Arguably the most surprising proposition is the 3.0-litre six-cylinder turbocharged diesel engine that produces 221kW of power and a mammoth 700Nm of torque. Available with an eight-speed ZF Sachs 8HP70 gearbox, it uses just 6.0L/100km and moves from 0-100km/h in 6.2 seconds.
The final engine available is a 2.0-litre turbocharged diesel engine that produces 132kW of power and 430Nm of torque. It comes in both rear-wheel and all-wheel drive variants. The all-wheel drive model can be had with either a ZF Sachs six-speed manual or a ZF Sachs 8HP45 eight-speed automatic, while the rear-wheel drive variant only comes with the six-speed manual.
A suite of all-new technology features has given the F-Pace a modern tech boost. The driver's focus is planted on a large 12.3-inch colour TFT screen that displays the car's critical functions and can also be customised with three themes.
Additionally, a laser driven colour heads-up display projects vehicle speed and navigation data on to the bonnet in front of the driver.
A central 10.2-inch colour touchscreen in the centre of the cabin features the brand's InControl Touch Pro (a smaller 8-inch colour touchscreen with InControl Touch is also available) that houses infotainment components that include USB/HDMI/MHL/Bluetooth and WiFi connectivity. It also includes the latest pinch to zoom satellite navigation with street maps and traffic.
The heart of the system is an Intel quad-core processor that utilises a high-speed 1.0Gb/s data network within the car to stream video and interact with connected devices. The system can even be programmed to send SMS updates to a contact within the phone book to update them of your trip — sending updates when there is heavy traffic or delays.

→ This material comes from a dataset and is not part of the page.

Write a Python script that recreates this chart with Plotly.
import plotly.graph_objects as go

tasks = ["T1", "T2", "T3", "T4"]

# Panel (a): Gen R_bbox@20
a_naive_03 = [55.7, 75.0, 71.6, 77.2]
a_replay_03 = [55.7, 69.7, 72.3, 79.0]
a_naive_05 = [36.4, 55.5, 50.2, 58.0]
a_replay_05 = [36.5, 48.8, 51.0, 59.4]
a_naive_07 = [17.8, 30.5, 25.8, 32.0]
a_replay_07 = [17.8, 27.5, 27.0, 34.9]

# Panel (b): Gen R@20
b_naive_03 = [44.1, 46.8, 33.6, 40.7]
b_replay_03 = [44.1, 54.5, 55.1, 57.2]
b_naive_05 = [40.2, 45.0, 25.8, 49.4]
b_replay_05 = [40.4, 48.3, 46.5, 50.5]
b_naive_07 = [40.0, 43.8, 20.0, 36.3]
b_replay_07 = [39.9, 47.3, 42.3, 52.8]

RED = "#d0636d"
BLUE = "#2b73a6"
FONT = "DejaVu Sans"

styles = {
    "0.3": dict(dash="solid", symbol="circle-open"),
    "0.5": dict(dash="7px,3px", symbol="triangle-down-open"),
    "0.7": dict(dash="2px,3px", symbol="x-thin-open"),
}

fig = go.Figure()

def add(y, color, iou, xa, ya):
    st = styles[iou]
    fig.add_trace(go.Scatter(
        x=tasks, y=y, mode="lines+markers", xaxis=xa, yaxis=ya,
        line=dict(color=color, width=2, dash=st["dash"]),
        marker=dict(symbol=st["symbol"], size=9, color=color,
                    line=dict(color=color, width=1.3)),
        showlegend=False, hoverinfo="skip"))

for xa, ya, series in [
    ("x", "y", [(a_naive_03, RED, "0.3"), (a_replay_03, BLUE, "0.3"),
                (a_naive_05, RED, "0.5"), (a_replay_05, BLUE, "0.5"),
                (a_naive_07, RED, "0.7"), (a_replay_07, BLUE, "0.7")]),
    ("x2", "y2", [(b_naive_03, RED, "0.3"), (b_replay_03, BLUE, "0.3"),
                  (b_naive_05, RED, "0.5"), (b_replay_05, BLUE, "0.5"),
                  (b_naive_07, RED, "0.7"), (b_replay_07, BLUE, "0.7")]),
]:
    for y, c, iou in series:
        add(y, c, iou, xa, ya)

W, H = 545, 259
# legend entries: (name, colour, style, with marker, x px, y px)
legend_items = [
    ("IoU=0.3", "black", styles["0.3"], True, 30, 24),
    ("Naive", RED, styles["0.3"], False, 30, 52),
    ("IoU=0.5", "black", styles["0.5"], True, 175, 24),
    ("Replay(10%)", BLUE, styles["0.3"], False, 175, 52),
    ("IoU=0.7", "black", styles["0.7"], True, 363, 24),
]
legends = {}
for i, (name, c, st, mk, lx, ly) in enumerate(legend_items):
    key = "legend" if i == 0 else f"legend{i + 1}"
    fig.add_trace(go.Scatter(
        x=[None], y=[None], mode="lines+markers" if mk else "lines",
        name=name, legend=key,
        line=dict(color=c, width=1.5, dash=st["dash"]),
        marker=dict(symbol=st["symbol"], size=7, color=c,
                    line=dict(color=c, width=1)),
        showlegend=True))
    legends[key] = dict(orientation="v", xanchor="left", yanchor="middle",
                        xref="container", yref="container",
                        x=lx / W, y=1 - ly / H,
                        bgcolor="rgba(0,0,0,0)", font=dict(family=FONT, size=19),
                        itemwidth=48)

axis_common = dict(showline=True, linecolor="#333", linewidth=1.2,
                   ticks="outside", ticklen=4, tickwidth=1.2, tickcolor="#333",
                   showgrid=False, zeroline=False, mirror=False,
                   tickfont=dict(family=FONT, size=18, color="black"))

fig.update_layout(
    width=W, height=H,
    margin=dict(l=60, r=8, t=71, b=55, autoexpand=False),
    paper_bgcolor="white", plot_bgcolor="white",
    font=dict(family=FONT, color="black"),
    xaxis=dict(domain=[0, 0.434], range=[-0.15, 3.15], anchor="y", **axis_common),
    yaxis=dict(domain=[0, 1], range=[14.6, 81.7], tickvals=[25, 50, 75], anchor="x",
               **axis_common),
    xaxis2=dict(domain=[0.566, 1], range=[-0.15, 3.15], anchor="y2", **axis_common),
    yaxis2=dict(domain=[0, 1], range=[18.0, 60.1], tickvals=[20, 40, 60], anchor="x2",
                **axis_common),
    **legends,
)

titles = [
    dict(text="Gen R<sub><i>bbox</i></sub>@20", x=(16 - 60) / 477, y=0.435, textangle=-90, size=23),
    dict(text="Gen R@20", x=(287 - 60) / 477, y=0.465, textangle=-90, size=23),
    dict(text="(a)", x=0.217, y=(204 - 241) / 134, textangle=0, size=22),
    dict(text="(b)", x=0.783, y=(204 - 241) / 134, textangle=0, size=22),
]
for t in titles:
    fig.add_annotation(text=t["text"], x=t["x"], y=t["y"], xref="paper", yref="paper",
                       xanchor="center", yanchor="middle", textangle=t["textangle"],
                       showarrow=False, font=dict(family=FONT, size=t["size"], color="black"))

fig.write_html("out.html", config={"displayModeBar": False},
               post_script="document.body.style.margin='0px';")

But, the best feature of all is the Activity Key. The rubber band device uses RFID and is used in unison with the vehicle's key to provide outside access to the car. For example, if you head to the beach and plan on going for a swim, you can place the key in the car and using the Activity Key, lock the car by touching it on the boot's Jaguar logo.

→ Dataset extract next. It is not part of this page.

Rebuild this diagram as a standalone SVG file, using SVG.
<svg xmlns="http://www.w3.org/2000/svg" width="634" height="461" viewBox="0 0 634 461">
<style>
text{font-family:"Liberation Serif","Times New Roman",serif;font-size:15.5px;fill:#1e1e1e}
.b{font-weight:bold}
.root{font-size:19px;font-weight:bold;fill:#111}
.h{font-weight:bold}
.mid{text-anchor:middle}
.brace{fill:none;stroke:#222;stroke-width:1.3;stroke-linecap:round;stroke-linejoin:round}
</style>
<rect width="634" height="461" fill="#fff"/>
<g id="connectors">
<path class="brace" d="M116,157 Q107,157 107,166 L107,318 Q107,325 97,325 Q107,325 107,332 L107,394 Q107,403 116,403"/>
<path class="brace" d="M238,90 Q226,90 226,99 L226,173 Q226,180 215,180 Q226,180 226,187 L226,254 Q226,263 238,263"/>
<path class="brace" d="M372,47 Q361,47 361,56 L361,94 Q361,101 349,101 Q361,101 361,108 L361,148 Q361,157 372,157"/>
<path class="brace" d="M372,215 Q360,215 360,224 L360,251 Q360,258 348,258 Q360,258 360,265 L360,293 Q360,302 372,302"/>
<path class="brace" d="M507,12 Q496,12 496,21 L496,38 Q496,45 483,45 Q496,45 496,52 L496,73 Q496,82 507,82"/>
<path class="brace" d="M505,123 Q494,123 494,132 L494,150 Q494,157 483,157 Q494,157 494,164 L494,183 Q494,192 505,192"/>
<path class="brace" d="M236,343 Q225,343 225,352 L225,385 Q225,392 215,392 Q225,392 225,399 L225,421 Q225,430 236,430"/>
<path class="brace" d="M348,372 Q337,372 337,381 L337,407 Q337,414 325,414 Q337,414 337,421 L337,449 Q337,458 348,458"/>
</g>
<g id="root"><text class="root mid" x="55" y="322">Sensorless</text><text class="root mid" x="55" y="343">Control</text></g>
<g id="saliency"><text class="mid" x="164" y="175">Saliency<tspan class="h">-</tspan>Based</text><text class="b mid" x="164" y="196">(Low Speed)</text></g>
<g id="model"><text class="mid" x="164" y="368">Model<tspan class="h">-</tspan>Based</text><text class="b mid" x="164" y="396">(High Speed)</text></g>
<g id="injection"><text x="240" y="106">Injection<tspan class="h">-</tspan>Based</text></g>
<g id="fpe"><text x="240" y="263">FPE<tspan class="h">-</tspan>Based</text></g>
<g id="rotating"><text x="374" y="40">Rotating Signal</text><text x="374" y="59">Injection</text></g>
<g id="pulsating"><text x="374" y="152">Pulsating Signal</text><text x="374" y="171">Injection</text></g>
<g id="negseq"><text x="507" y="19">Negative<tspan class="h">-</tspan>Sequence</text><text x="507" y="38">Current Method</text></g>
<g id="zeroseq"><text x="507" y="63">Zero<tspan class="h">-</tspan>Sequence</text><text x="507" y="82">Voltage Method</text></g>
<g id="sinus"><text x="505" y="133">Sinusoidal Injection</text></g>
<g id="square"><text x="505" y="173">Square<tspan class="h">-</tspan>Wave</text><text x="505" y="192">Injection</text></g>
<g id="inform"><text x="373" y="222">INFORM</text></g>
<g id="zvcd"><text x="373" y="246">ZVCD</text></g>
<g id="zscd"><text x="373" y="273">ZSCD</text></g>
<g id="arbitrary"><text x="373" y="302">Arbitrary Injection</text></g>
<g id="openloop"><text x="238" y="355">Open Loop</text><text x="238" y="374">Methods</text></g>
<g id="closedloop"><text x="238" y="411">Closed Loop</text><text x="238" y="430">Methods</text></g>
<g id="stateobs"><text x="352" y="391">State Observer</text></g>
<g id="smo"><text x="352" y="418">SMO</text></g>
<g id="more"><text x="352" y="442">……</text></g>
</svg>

Further to this, Jaguar now provides full remote connectivity with the car allowing owners to precondition the car, lock and unlock it and also interact with it using their smartwatch.
Jaguar says the electrically-assisted steering gives the car poise and purpose on the road. The British company also says suspension system provides 33/35 per cent greater compliance front/rear in comparison to the Porsche Macan, with new bonded anti-roll bar bushes designed to prevent corrosion thanks to dirt and sand.
The F-Pace comes with the option of adaptive suspension that uses mono tube dampers that come with four drive settings and use 18 vehicle systems simultaneously to measure (500 times per second) and assess suspension inputs.
While the F-Pace was built with a sporting focus in mind, the company has built a number of impressive four-wheel drive controls into the car.
The 525mm wading depth and 25/26-degree approach/departure angles team with a Land Rover-esque terrain command system that can utilise three drive modes for off-road driving, in addition to a mode specifically designed to free the car from challenging situations like mud paths where the car could otherwise get stuck.
Torque vectoring teams with a chain-driven transfer case that works with a front differential to shuffle torque between the front and rear axles. Predominantly a rear-wheel drive vehicle, the Intelligent Driveline Dynamics (IDD) system can can respond within 165ms to torque requirements and send almost 100 per cent of torque to the front axle or rear axle if required.
Active vanes in the vehicle's cooling system have helped reduce the vehicle's coefficient of drag to just .34cd, making it one of the slickest SUVs on the market.
Australian timing and pricing is yet to be announced, but the car will launch in England from GBP£34,170 ($73,780 AUD). The car is expected to land locally mid-2016.